**Data shown**
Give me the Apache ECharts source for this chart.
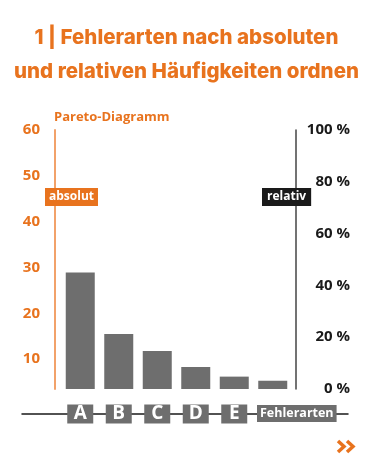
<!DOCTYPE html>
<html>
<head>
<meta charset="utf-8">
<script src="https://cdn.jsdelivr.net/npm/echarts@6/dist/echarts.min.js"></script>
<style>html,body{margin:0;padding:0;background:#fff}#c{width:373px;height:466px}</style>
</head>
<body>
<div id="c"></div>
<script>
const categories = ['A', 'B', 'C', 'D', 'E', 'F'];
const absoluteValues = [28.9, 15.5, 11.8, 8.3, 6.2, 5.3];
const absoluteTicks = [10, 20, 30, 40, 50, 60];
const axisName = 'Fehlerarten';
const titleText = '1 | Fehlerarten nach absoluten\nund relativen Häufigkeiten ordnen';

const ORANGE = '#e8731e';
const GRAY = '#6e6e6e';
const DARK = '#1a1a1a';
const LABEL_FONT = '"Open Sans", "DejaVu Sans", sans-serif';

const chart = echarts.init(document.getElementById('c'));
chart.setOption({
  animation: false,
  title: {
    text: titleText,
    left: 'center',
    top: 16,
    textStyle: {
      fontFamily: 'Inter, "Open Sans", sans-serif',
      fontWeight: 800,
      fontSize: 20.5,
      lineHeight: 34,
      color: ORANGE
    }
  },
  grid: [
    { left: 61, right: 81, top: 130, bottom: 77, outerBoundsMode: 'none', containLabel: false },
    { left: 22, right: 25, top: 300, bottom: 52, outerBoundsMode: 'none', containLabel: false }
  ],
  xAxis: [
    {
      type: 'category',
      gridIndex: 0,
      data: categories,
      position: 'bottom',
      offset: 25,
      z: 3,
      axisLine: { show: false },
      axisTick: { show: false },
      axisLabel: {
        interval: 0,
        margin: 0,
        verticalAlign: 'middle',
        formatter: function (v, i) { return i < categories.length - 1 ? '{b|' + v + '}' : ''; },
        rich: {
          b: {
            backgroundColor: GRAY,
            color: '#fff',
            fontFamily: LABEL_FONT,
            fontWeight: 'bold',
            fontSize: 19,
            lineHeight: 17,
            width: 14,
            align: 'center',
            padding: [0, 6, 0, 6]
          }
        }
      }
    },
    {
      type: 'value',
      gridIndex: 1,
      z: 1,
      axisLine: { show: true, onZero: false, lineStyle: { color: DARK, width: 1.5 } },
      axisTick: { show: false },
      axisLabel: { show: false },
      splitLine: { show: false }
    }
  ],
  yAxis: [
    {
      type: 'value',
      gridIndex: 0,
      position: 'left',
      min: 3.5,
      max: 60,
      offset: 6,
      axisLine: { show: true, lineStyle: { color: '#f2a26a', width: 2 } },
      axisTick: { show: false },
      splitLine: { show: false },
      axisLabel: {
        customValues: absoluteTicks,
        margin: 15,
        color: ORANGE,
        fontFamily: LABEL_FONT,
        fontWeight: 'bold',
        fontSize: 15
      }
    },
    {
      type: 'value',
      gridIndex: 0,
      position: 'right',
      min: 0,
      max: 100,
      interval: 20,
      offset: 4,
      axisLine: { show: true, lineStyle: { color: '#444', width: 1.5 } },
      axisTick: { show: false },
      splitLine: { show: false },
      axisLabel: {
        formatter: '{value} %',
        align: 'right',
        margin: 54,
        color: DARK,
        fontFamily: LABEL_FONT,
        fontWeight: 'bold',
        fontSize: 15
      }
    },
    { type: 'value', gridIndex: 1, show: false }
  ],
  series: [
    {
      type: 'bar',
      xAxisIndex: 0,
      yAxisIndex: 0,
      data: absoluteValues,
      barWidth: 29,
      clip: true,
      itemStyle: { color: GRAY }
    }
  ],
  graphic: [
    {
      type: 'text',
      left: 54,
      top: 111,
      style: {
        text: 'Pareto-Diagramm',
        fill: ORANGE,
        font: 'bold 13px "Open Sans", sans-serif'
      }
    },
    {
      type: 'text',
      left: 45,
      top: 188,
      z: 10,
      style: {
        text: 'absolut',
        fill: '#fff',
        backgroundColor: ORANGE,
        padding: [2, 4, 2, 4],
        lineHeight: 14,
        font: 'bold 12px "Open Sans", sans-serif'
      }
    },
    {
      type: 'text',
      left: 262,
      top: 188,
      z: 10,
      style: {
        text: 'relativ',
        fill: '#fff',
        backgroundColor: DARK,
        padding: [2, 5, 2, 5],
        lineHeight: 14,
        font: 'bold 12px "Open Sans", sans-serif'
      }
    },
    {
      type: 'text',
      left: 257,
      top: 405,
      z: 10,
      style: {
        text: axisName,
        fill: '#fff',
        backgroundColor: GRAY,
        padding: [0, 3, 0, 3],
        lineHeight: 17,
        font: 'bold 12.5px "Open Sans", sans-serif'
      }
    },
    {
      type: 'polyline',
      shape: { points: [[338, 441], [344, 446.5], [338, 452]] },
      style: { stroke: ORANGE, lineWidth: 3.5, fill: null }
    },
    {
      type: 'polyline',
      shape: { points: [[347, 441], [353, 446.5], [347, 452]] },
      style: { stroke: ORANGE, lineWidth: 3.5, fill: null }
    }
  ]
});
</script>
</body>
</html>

**Request**
Output the lines above in full and exactly as given, omitting any pictures.

**Answer**
Give me the Apache ECharts source for this chart.
<!DOCTYPE html>
<html>
<head>
<meta charset="utf-8">
<script src="https://cdn.jsdelivr.net/npm/echarts@6/dist/echarts.min.js"></script>
<style>html,body{margin:0;padding:0;background:#fff}#c{width:373px;height:466px}</style>
</head>
<body>
<div id="c"></div>
<script>
const categories = ['A', 'B', 'C', 'D', 'E', 'F'];
const absoluteValues = [28.9, 15.5, 11.8, 8.3, 6.2, 5.3];
const absoluteTicks = [10, 20, 30, 40, 50, 60];
const axisName = 'Fehlerarten';
const titleText = '1 | Fehlerarten nach absoluten\nund relativen Häufigkeiten ordnen';

const ORANGE = '#e8731e';
const GRAY = '#6e6e6e';
const DARK = '#1a1a1a';
const LABEL_FONT = '"Open Sans", "DejaVu Sans", sans-serif';

const chart = echarts.init(document.getElementById('c'));
chart.setOption({
  animation: false,
  title: {
    text: titleText,
    left: 'center',
    top: 16,
    textStyle: {
      fontFamily: 'Inter, "Open Sans", sans-serif',
      fontWeight: 800,
      fontSize: 20.5,
      lineHeight: 34,
      color: ORANGE
    }
  },
  grid: [
    { left: 61, right: 81, top: 130, bottom: 77, outerBoundsMode: 'none', containLabel: false },
    { left: 22, right: 25, top: 300, bottom: 52, outerBoundsMode: 'none', containLabel: false }
  ],
  xAxis: [
    {
      type: 'category',
      gridIndex: 0,
      data: categories,
      position: 'bottom',
      offset: 25,
      z: 3,
      axisLine: { show: false },
      axisTick: { show: false },
      axisLabel: {
        interval: 0,
        margin: 0,
        verticalAlign: 'middle',
        formatter: function (v, i) { return i < categories.length - 1 ? '{b|' + v + '}' : ''; },
        rich: {
          b: {
            backgroundColor: GRAY,
            color: '#fff',
            fontFamily: LABEL_FONT,
            fontWeight: 'bold',
            fontSize: 19,
            lineHeight: 17,
            width: 14,
            align: 'center',
            padding: [0, 6, 0, 6]
          }
        }
      }
    },
    {
      type: 'value',
      gridIndex: 1,
      z: 1,
      axisLine: { show: true, onZero: false, lineStyle: { color: DARK, width: 1.5 } },
      axisTick: { show: false },
      axisLabel: { show: false },
      splitLine: { show: false }
    }
  ],
  yAxis: [
    {
      type: 'value',
      gridIndex: 0,
      position: 'left',
      min: 3.5,
      max: 60,
      offset: 6,
      axisLine: { show: true, lineStyle: { color: '#f2a26a', width: 2 } },
      axisTick: { show: false },
      splitLine: { show: false },
      axisLabel: {
        customValues: absoluteTicks,
        margin: 15,
        color: ORANGE,
        fontFamily: LABEL_FONT,
        fontWeight: 'bold',
        fontSize: 15
      }
    },
    {
      type: 'value',
      gridIndex: 0,
      position: 'right',
      min: 0,
      max: 100,
      interval: 20,
      offset: 4,
      axisLine: { show: true, lineStyle: { color: '#444', width: 1.5 } },
      axisTick: { show: false },
      splitLine: { show: false },
      axisLabel: {
        formatter: '{value} %',
        align: 'right',
        margin: 54,
        color: DARK,
        fontFamily: LABEL_FONT,
        fontWeight: 'bold',
        fontSize: 15
      }
    },
    { type: 'value', gridIndex: 1, show: false }
  ],
  series: [
    {
      type: 'bar',
      xAxisIndex: 0,
      yAxisIndex: 0,
      data: absoluteValues,
      barWidth: 29,
      clip: true,
      itemStyle: { color: GRAY }
    }
  ],
  graphic: [
    {
      type: 'text',
      left: 54,
      top: 111,
      style: {
        text: 'Pareto-Diagramm',
        fill: ORANGE,
        font: 'bold 13px "Open Sans", sans-serif'
      }
    },
    {
      type: 'text',
      left: 45,
      top: 188,
      z: 10,
      style: {
        text: 'absolut',
        fill: '#fff',
        backgroundColor: ORANGE,
        padding: [2, 4, 2, 4],
        lineHeight: 14,
        font: 'bold 12px "Open Sans", sans-serif'
      }
    },
    {
      type: 'text',
      left: 262,
      top: 188,
      z: 10,
      style: {
        text: 'relativ',
        fill: '#fff',
        backgroundColor: DARK,
        padding: [2, 5, 2, 5],
        lineHeight: 14,
        font: 'bold 12px "Open Sans", sans-serif'
      }
    },
    {
      type: 'text',
      left: 257,
      top: 405,
      z: 10,
      style: {
        text: axisName,
        fill: '#fff',
        backgroundColor: GRAY,
        padding: [0, 3, 0, 3],
        lineHeight: 17,
        font: 'bold 12.5px "Open Sans", sans-serif'
      }
    },
    {
      type: 'polyline',
      shape: { points: [[338, 441], [344, 446.5], [338, 452]] },
      style: { stroke: ORANGE, lineWidth: 3.5, fill: null }
    },
    {
      type: 'polyline',
      shape: { points: [[347, 441], [353, 446.5], [347, 452]] },
      style: { stroke: ORANGE, lineWidth: 3.5, fill: null }
    }
  ]
});
</script>
</body>
</html>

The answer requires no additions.